National Debts, Inflation Biggest Concerns, Equities Best Investment - Barings

Joseph Milton London 9 May 2011

National Debts, Inflation Biggest Concerns, Equities Best Investment - Barings

Debt-ridden economies and rising inflation rates represent the biggest threats to investment growth over the next six months, while equities remain investment professionals’ most favoured asset class, according to the latest survey of the wealth management industry from Barings.

The Barings Investment Barometer, which surveys investment professionals every quarter, says 65 per cent of respondents identified the ability of over-leveraged economies to reduce their debt as the biggest global macroeconomic investment challenge over the next six months. The new result represents a drop in confidence in the ability of debtor nations to meet their obligations as last quarter only 51 per cent of surveyed professionals identified this factor as the biggest challenge.

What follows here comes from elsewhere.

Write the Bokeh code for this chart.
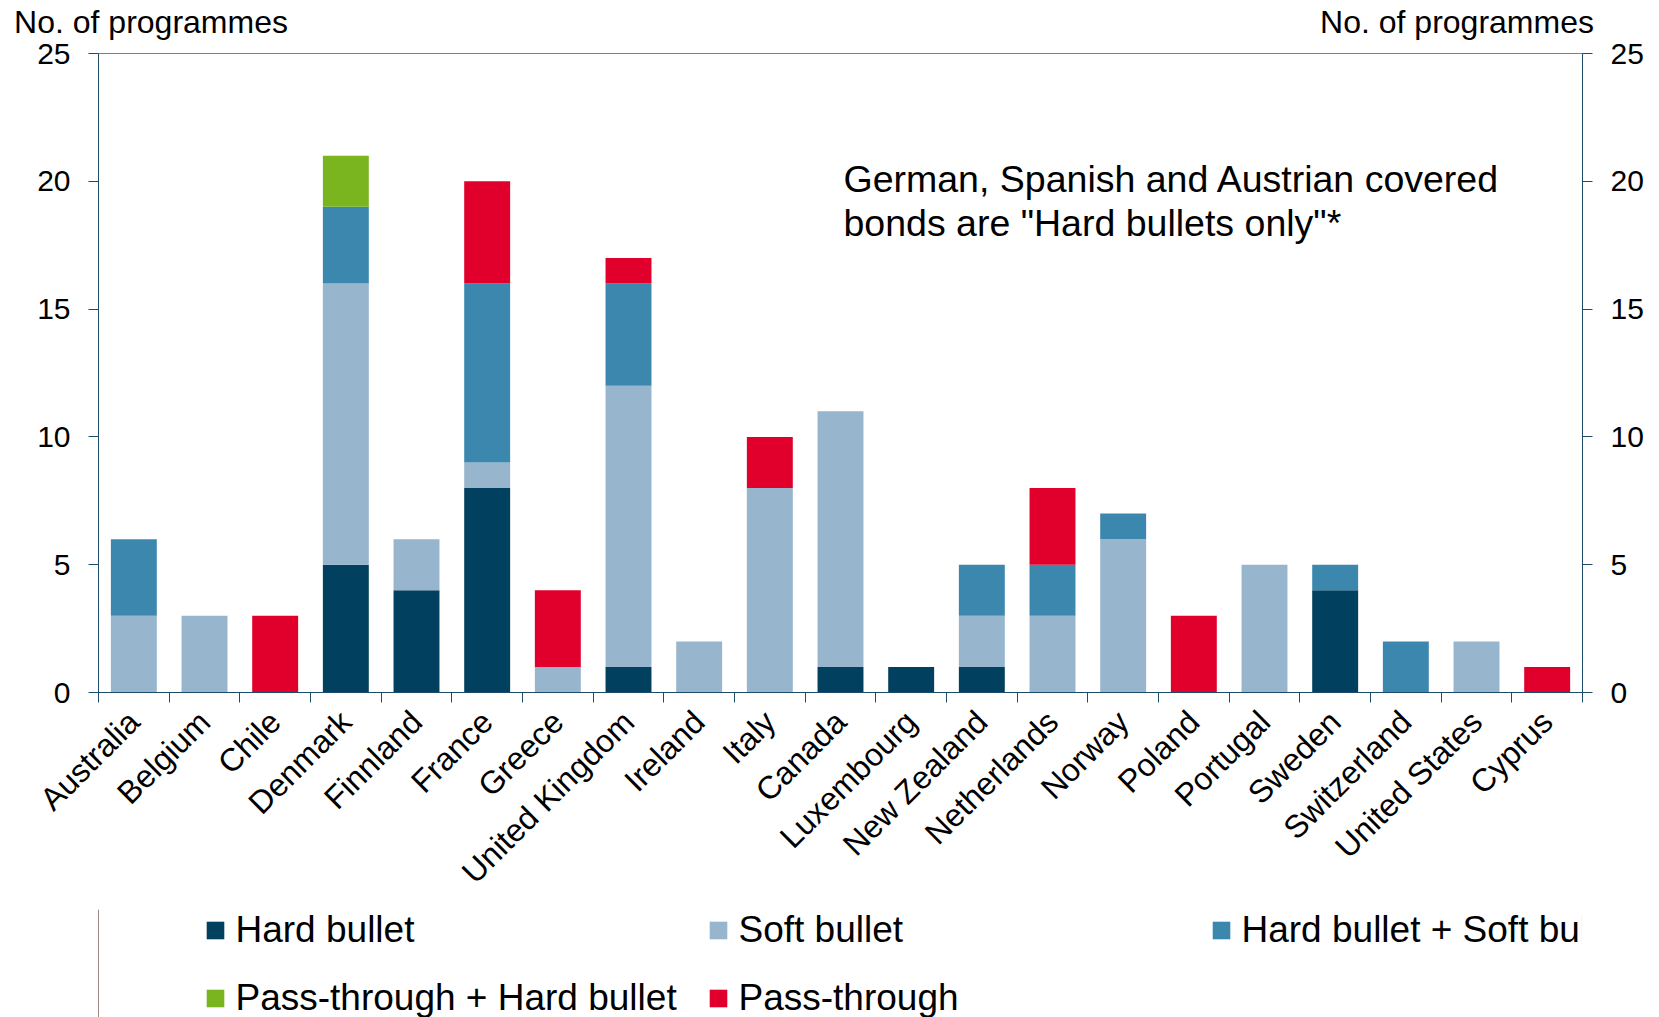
import math
from bokeh.plotting import figure
from bokeh.layouts import column
from bokeh.models import (Range1d, FixedTicker, LinearAxis, Legend, LegendItem,
                          Label, ColumnDataSource)
from bokeh.embed import file_html
from bokeh.resources import INLINE

# ---------------- data ----------------
countries = ["Australia", "Belgium", "Chile", "Denmark", "Finnland", "France", "Greece",
             "United Kingdom", "Ireland", "Italy", "Canada", "Luxembourg", "New Zealand",
             "Netherlands", "Norway", "Poland", "Portugal", "Sweden", "Switzerland",
             "United States", "Cyprus"]
hard_bullet   = [0, 0, 0, 5, 4, 8, 0, 1, 0, 0, 1, 1, 1, 0, 0, 0, 0, 4, 0, 0, 0]
soft_bullet   = [3, 3, 0, 11, 2, 1, 1, 11, 2, 8, 10, 0, 2, 3, 6, 0, 5, 0, 0, 2, 0]
hard_soft     = [3, 0, 0, 3, 0, 7, 0, 4, 0, 0, 0, 0, 2, 2, 1, 0, 0, 1, 2, 0, 0]
pass_hard     = [0, 0, 0, 2, 0, 0, 0, 0, 0, 0, 0, 0, 0, 0, 0, 0, 0, 0, 0, 0, 0]
pass_through  = [0, 0, 3, 0, 0, 4, 3, 1, 0, 2, 0, 0, 0, 3, 0, 3, 0, 0, 0, 0, 1]
series_names = ["Hard bullet", "Soft bullet", "Hard bullet + Soft bullet",
                "Pass-through + Hard bullet", "Pass-through"]
series_colors = ["#02405F", "#97B5CD", "#3C87AE", "#7AB51F", "#E1002B"]
y_ticks = [0, 5, 10, 15, 20, 25]
axis_title = "No. of programmes"
note_lines = ["German, Spanish and Austrian covered", "bonds are \"Hard bullets only\"*"]

# ---------------- main figure ----------------
FONT = "Liberation Sans"
AXIS_COLOR = "#1E4D6B"
n = len(countries)
centers = [i + 0.5 for i in range(n)]
bounds = list(range(n + 1))

keys = ["hb", "sb", "hs", "ph", "pt"]
source = ColumnDataSource(dict(x=centers, hb=hard_bullet, sb=soft_bullet, hs=hard_soft,
                               ph=pass_hard, pt=pass_through))

FRAME_W, FRAME_H = 1484, 639
W = 1655
p = figure(width=W, height=909, output_backend="svg", toolbar_location=None,
           x_range=Range1d(0, n), y_range=Range1d(0, 25),
           min_border_left=98, min_border_right=73, min_border_top=53,
           min_border_bottom=217)
p.title.visible = False
p.xgrid.visible = False
p.ygrid.visible = False
p.outline_line_color = "#808080"
p.background_fill_color = "white"
p.border_fill_color = "white"

renderers = p.vbar_stack(keys, x="x", width=0.65, color=series_colors,
                         line_color=None, source=source)

# x axis: labels at category centres, ticks at boundaries
xa = p.xaxis[0]
xa.ticker = FixedTicker(ticks=centers, minor_ticks=bounds)
xa.major_label_overrides = {c: name for c, name in zip(centers, countries)}
xa.major_label_orientation = math.pi / 4
xa.major_tick_in = 0
xa.major_tick_out = 0
xa.minor_tick_in = 0
xa.minor_tick_out = 10
xa.minor_tick_line_color = AXIS_COLOR
xa.axis_line_color = AXIS_COLOR
xa.major_label_standoff = 14
xa.major_label_text_font = FONT
xa.major_label_text_font_size = "32px"
xa.major_label_text_color = "black"

# y axes
ya = p.yaxis[0]
ya.ticker = FixedTicker(ticks=y_ticks)
ry = LinearAxis(ticker=FixedTicker(ticks=y_ticks))
p.add_layout(ry, "right")
for ax in (ya, ry):
    ax.axis_line_color = AXIS_COLOR
    ax.major_tick_line_color = AXIS_COLOR
    ax.major_tick_in = 0
    ax.major_tick_out = 10
    ax.minor_tick_line_color = None
    ax.major_label_standoff = 18
    ax.major_label_text_font = FONT
    ax.major_label_text_font_size = "30px"
    ax.major_label_text_color = "black"

px_per_x = FRAME_W / n
px_per_y = FRAME_H / 25

# axis titles at top: an unlined axis above the frame carries the two titles
title_w = 273  # approx text width in px
t_left = (14 + title_w / 2 - 98) / px_per_x
t_right = n + (1593 - title_w / 2 - (98 + FRAME_W)) / px_per_x
ta = LinearAxis(ticker=FixedTicker(ticks=[t_left, t_right]))
ta.major_label_overrides = {t_left: axis_title, t_right: axis_title}
ta.axis_line_color = None
ta.major_tick_line_color = None
ta.minor_tick_line_color = None
ta.major_tick_in = 0
ta.major_tick_out = 0
ta.major_label_standoff = 14
ta.major_label_text_font = FONT
ta.major_label_text_font_size = "32px"
ta.major_label_text_color = "black"
p.add_layout(ta, "above")

# note inside the plot
note_x = 745 / px_per_x
for k, line in enumerate(note_lines):
    p.add_layout(Label(x=note_x, y=(514 - 44 * k) / px_per_y, text=line,
                       text_font=FONT, text_font_size="37.5px", text_color="black",
                       text_align="left", text_baseline="alphabetic"))

# ---------------- legend strip below ----------------
leg = figure(width=W, height=108, output_backend="svg", toolbar_location=None,
             x_range=Range1d(0, 1), y_range=Range1d(0, 1),
             x_axis_location=None, y_axis_location=None,
             min_border_left=0, min_border_right=0, min_border_top=0,
             min_border_bottom=0)
leg.grid.visible = False
leg.outline_line_color = None
leg.title.visible = False
leg.background_fill_color = "white"
leg.border_fill_color = "white"

items = []
for name, col in zip(series_names, series_colors):
    # proxy bar kept outside the visible range; it only supplies the legend swatch
    r = leg.vbar(x=[-10], top=[1], width=0.5, fill_color=col, line_color=None)
    items.append(LegendItem(label=name, renderers=[r]))
legend = Legend(items=items, ncols=3, orientation="horizontal", location=(105.5, -2),
                label_text_font=FONT, label_text_font_size="37px", label_text_color="black",
                glyph_width=22, glyph_height=22, label_standoff=10, label_width=445,
                spacing=26, padding=0, margin=0, border_line_color=None,
                background_fill_alpha=0)
leg.add_layout(legend, "center")

open("out.html", "w").write(file_html(column(p, leg, spacing=0), INLINE))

The eurozone sovereign debt crisis also continues to concern those surveyed, although the proportion of respondents that chose this option decreased slightly from 68 per cent last quarter to 65 per cent.

Fears over rising inflation rates are also growing; 42 per cent of respondents suggested inflation poses a challenge to investment growth, compared with just 32 per cent last quarter. And 82 per cent of the wealth professionals said the impact of inflation on cash investments is their clients' biggest concern: 79 per cent said their clients have already reallocated cash investments to inflation-protected assets, or plan to. Eighty per cent of respondents were negative on cash as an asset class.

However, the outlook is not unremittingly gloomy; fears of a second banking crisis have decreased from 30 per cent last quarter to just 15 per cent, although over the same three months respondents became more concerned about the prospect of a double-dip recession, up to 12 per cent from 7 per cent.

According to the survey, emerging market equities, global equities and Asian equities (excluding Japan) remain investment professionals’ most favoured asset classes, chosen by 94 per cent, 91 per cent and 92 per cent of respondents respectively.

Nearly half (46 per cent) of investment professionals are encouraging clients to increase their allocation to emerging market equities, and 36 per cent believe their clients would be wise to increase exposure to Asian equities now. Fixed income is less favourably viewed - 64 per cent of respondents are advising clients to decrease their exposure to the asset class.

"Against the current backdrop of market volatility and uncertainty, it is reassuring that investment professionals continue to place such focus on greater diversification of assets,” said Rod Aldridge, Barings’ head of UK retail distribution. “The increasing shift towards multi-asset products could certainly help to combat ongoing market restlessness.”